WORK INSTRUCTIONS -
Leaving out the pictures, retype the lines from the beginning of the listing through the line containing "fig.savefig('out.png', dpi=100)".

[Saved entries]
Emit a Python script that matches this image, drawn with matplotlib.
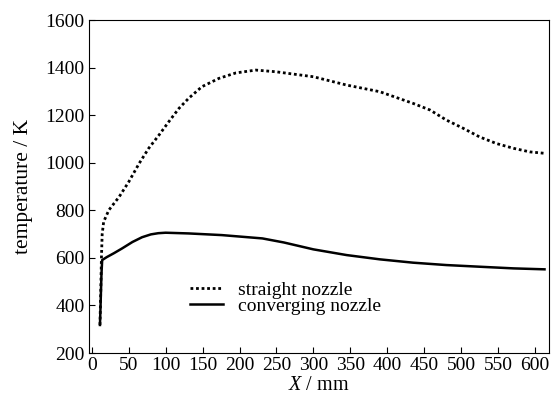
import matplotlib.pyplot as plt
import numpy as np

plt.rcParams['font.family'] = ['Liberation Serif', 'DejaVu Serif']
plt.rcParams['mathtext.fontset'] = 'custom'
plt.rcParams['mathtext.it'] = 'Liberation Serif:italic'
plt.rcParams['mathtext.rm'] = 'Liberation Serif'

# straight nozzle
x_straight = [11, 12, 13, 14, 16, 23, 37, 50, 64, 77, 91, 104, 118, 131, 149, 172, 195, 222, 249,
              300, 345, 390, 435, 458, 480, 503, 525, 548, 571, 593, 613]
t_straight = [318, 450, 600, 700, 752, 801, 857, 920, 997, 1061, 1117, 1172, 1229, 1271, 1320, 1355,
              1378, 1390, 1383, 1362, 1327, 1299, 1250, 1222, 1180, 1145, 1109, 1081, 1061, 1046, 1040]

# converging nozzle
x_conv = [11, 12, 13, 14, 20, 30, 41, 55, 68, 80, 90, 100, 131, 176, 231, 260, 300, 345, 390, 435, 480,
          525, 571, 613]
t_conv = [318, 420, 530, 591, 603, 620, 640, 667, 687, 699, 704, 706, 703, 696, 682, 665, 636, 612, 594,
          580, 570, 563, 556, 552]

fig = plt.figure(figsize=(5.59, 4.03), dpi=100)
ax = fig.add_axes([0.159, 0.124, 0.823, 0.826])
ax.plot(x_straight, t_straight, color='black', linestyle=(0, (1, 1)), linewidth=2, label='straight nozzle')
ax.plot(x_conv, t_conv, color='black', linestyle='-', linewidth=1.8, label='converging nozzle')

ax.set_xlim(-4, 619)
ax.set_ylim(200, 1600)
ax.set_xticks(np.arange(0, 601, 50))
ax.set_yticks(np.arange(200, 1601, 200))
ax.tick_params(direction='in', labelsize=14, length=4, width=0.8, pad=3)
for s in ax.spines.values():
    s.set_linewidth(0.8)

ax.set_xlabel(r'$X$ / mm', fontsize=14.5, labelpad=1)
ax.set_ylabel('temperature / K', fontsize=15.5, labelpad=9)

ax.legend(loc='upper left', bbox_to_anchor=(0.22, 0.215), frameon=False, fontsize=14,
          handlelength=1.7, handletextpad=0.75, labelspacing=-0.1, borderaxespad=0, borderpad=0)

fig.savefig('out.png', dpi=100)
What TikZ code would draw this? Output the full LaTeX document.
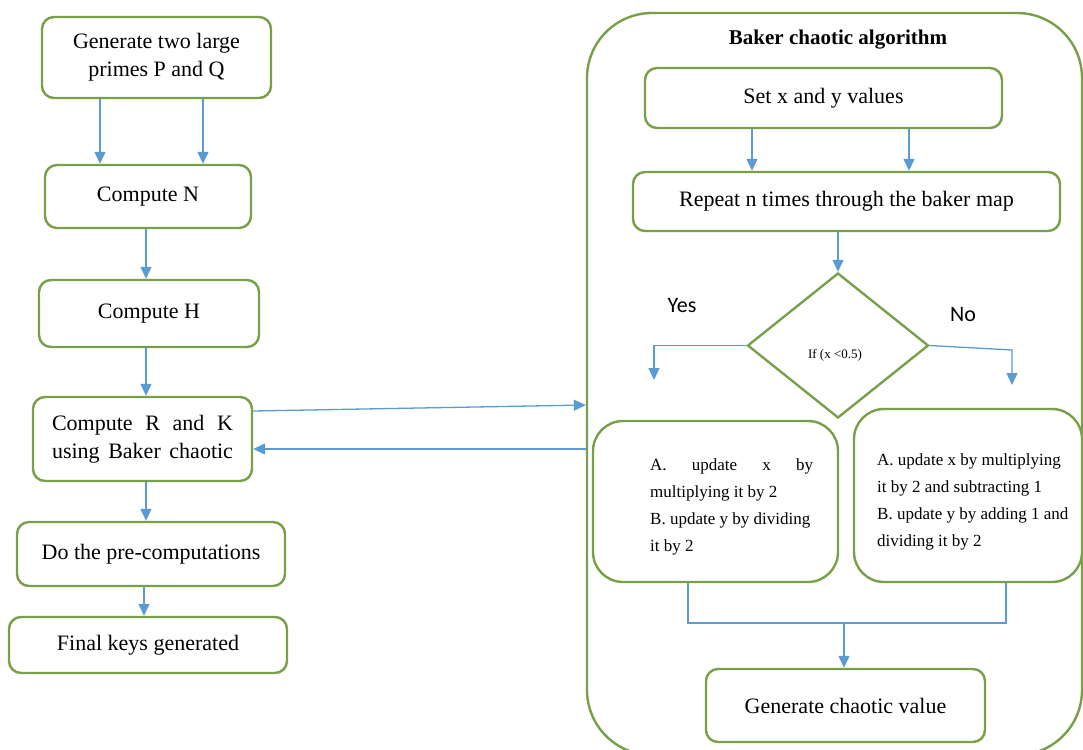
\documentclass[tikz,border=0pt]{standalone}
\usepackage{fontspec}
\setmainfont{Liberation Serif}
\newfontfamily\labelsans{Carlito}
\usetikzlibrary{arrows.meta,shapes.geometric}
\definecolor{boxgreen}{RGB}{119,160,73}
\definecolor{flowblue}{RGB}{91,155,213}
\tikzset{
  stepbox/.style={draw=boxgreen, line width=2.4pt, rounded corners=12pt, fill=white,
    align=center, inner sep=0pt, font=\fontsize{22}{28}\selectfont},
  updbox/.style={draw=boxgreen, line width=2.4pt, rounded corners=30pt, fill=white, inner sep=0pt},
  updtext/.style={align=left, anchor=west, inner sep=0pt, font=\fontsize{17}{27}\selectfont},
  flow/.style={draw=flowblue, line width=1.3pt},
  flowarr/.style={flow, -{Triangle[width=11pt,length=12pt]}},
  branchlabel/.style={font=\labelsans\fontsize{22}{26}\selectfont, inner sep=0pt}
}
\begin{document}
\begin{tikzpicture}[x=1pt, y=-1pt]
\useasboundingbox (0,0) rectangle (1083,749);
\clip (0,0) rectangle (1083,749);
\fill[white] (0,0) rectangle (1083,749);

% ---- key generation column ----
\node[stepbox, minimum width=229pt, minimum height=81pt] (gen) at (156.5,57.5)
  {Generate two large\\primes P and Q};
\node[stepbox, minimum width=206pt, minimum height=63pt] (compN) at (148,196.5) {Compute N};
\node[stepbox, minimum width=220pt, minimum height=67pt] (compH) at (149,313.5) {Compute H};
\node[stepbox, minimum width=219pt, minimum height=84pt, align=left] (compRK) at (142.5,439)
  {\parbox{181pt}{Compute\hfill R\hfill and\hfill K\\using\hfill Baker\hfill chaotic}};
\node[stepbox, minimum width=268pt, minimum height=64pt] (pre) at (151,554) {Do the pre-computations};
\node[stepbox, minimum width=278pt, minimum height=56pt] (final) at (148,645) {Final keys generated};

\draw[flowarr] ([xshift=-56.5pt]gen.south) -- ([xshift=-56.5pt]gen.south |- compN.north);
\draw[flowarr] ([xshift=46.5pt]gen.south) -- ([xshift=46.5pt]gen.south |- compN.north);
\draw[flowarr] ([xshift=-2pt]compN.south) -- ([xshift=-2pt]compN.south |- compH.north);
\draw[flowarr] ([xshift=-3pt]compH.south) -- ([xshift=-3pt]compH.south |- compRK.north);
\draw[flowarr] ([xshift=3.5pt]compRK.south) -- ([xshift=3.5pt]compRK.south |- pre.north);
\draw[flowarr] ([xshift=-7pt]pre.south) -- ([xshift=-7pt]pre.south |- final.north);

% ---- Baker chaotic algorithm frame ----
\node[draw=boxgreen, line width=2.4pt, rounded corners=65pt, minimum width=495pt,
  minimum height=742pt, inner sep=0pt] (baker) at (834.5,384) {};
\node[font=\bfseries\fontsize{21}{24}\selectfont, inner sep=0pt] (title) at (838,40)
  {Baker chaotic algorithm};

\node[stepbox, minimum width=357pt, minimum height=60pt] (setxy) at (823.5,98) {Set x and y values};
\node[stepbox, minimum width=427pt, minimum height=59pt] (repeat) at (846.5,201.5)
  {Repeat n times through the baker map};
\node[draw=boxgreen, line width=2.4pt, diamond, fill=white, minimum width=181pt,
  minimum height=145pt, inner sep=0pt] (dia) at (838,345.5) {};
\node[font=\fontsize{13}{15}\selectfont, inner sep=0pt] (cond) at (835,355) {If (x <0.5)};
\node[branchlabel] (yes) at (682,306) {Yes};
\node[branchlabel] (no) at (963,315) {No};

\node[updbox, minimum width=245pt, minimum height=161pt] (yesbox) at (715.5,501.5) {};
\node[updtext] (yestext) at (650,507)
  {\makebox[163pt][s]{A.\hfill update\hfill x\hfill by}\\multiplying it by 2\\B. update y by dividing\\it by 2};
\node[updbox, minimum width=228pt, minimum height=173pt] (nobox) at (968,495.5) {};
\node[updtext] (notext) at (877,502)
  {A. update x by multiplying\\it by 2 and subtracting 1\\B. update y by adding 1 and\\dividing it by 2};

\node[stepbox, minimum width=279pt, minimum height=73pt] (chaotic) at (845.5,705.5)
  {Generate chaotic value};

\coordinate (yesend) at (654,380);
\coordinate (noturn) at (1012,350);
\coordinate (noend) at (1012,385);
\coordinate (merge) at (844,623);

\draw[flowarr] ([xshift=-71.5pt]setxy.south) -- ([xshift=-71.5pt]setxy.south |- repeat.north);
\draw[flowarr] ([xshift=85.5pt]setxy.south) -- ([xshift=85.5pt]setxy.south |- repeat.north);
\draw[flowarr] ([xshift=-8.5pt]repeat.south) -- (dia.north);
\draw[flowarr] (dia.west) -| (yesend);
\draw[flowarr] (dia.east) -- (noturn) -- (noend);
\draw[flow] ([xshift=-27.5pt]yesbox.south) |- (merge)
  -| ([xshift=38pt]nobox.south);
\draw[flowarr] (merge) -- (merge |- chaotic.north);

% ---- links between the two parts ----
\draw[flowarr] ([yshift=28pt]compRK.east) -- ([yshift=-21pt]baker.west);
\draw[flowarr] ([yshift=-65pt]baker.west) -- ([yshift=-10pt]compRK.east);
\end{tikzpicture}
\end{document}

EXPECTED ANSWER -
Emit a Python script that matches this image, drawn with matplotlib.
import matplotlib.pyplot as plt
import numpy as np

plt.rcParams['font.family'] = ['Liberation Serif', 'DejaVu Serif']
plt.rcParams['mathtext.fontset'] = 'custom'
plt.rcParams['mathtext.it'] = 'Liberation Serif:italic'
plt.rcParams['mathtext.rm'] = 'Liberation Serif'

# straight nozzle
x_straight = [11, 12, 13, 14, 16, 23, 37, 50, 64, 77, 91, 104, 118, 131, 149, 172, 195, 222, 249,
              300, 345, 390, 435, 458, 480, 503, 525, 548, 571, 593, 613]
t_straight = [318, 450, 600, 700, 752, 801, 857, 920, 997, 1061, 1117, 1172, 1229, 1271, 1320, 1355,
              1378, 1390, 1383, 1362, 1327, 1299, 1250, 1222, 1180, 1145, 1109, 1081, 1061, 1046, 1040]

# converging nozzle
x_conv = [11, 12, 13, 14, 20, 30, 41, 55, 68, 80, 90, 100, 131, 176, 231, 260, 300, 345, 390, 435, 480,
          525, 571, 613]
t_conv = [318, 420, 530, 591, 603, 620, 640, 667, 687, 699, 704, 706, 703, 696, 682, 665, 636, 612, 594,
          580, 570, 563, 556, 552]

fig = plt.figure(figsize=(5.59, 4.03), dpi=100)
ax = fig.add_axes([0.159, 0.124, 0.823, 0.826])
ax.plot(x_straight, t_straight, color='black', linestyle=(0, (1, 1)), linewidth=2, label='straight nozzle')
ax.plot(x_conv, t_conv, color='black', linestyle='-', linewidth=1.8, label='converging nozzle')

ax.set_xlim(-4, 619)
ax.set_ylim(200, 1600)
ax.set_xticks(np.arange(0, 601, 50))
ax.set_yticks(np.arange(200, 1601, 200))
ax.tick_params(direction='in', labelsize=14, length=4, width=0.8, pad=3)
for s in ax.spines.values():
    s.set_linewidth(0.8)

ax.set_xlabel(r'$X$ / mm', fontsize=14.5, labelpad=1)
ax.set_ylabel('temperature / K', fontsize=15.5, labelpad=9)

ax.legend(loc='upper left', bbox_to_anchor=(0.22, 0.215), frameon=False, fontsize=14,
          handlelength=1.7, handletextpad=0.75, labelspacing=-0.1, borderaxespad=0, borderpad=0)

fig.savefig('out.png', dpi=100)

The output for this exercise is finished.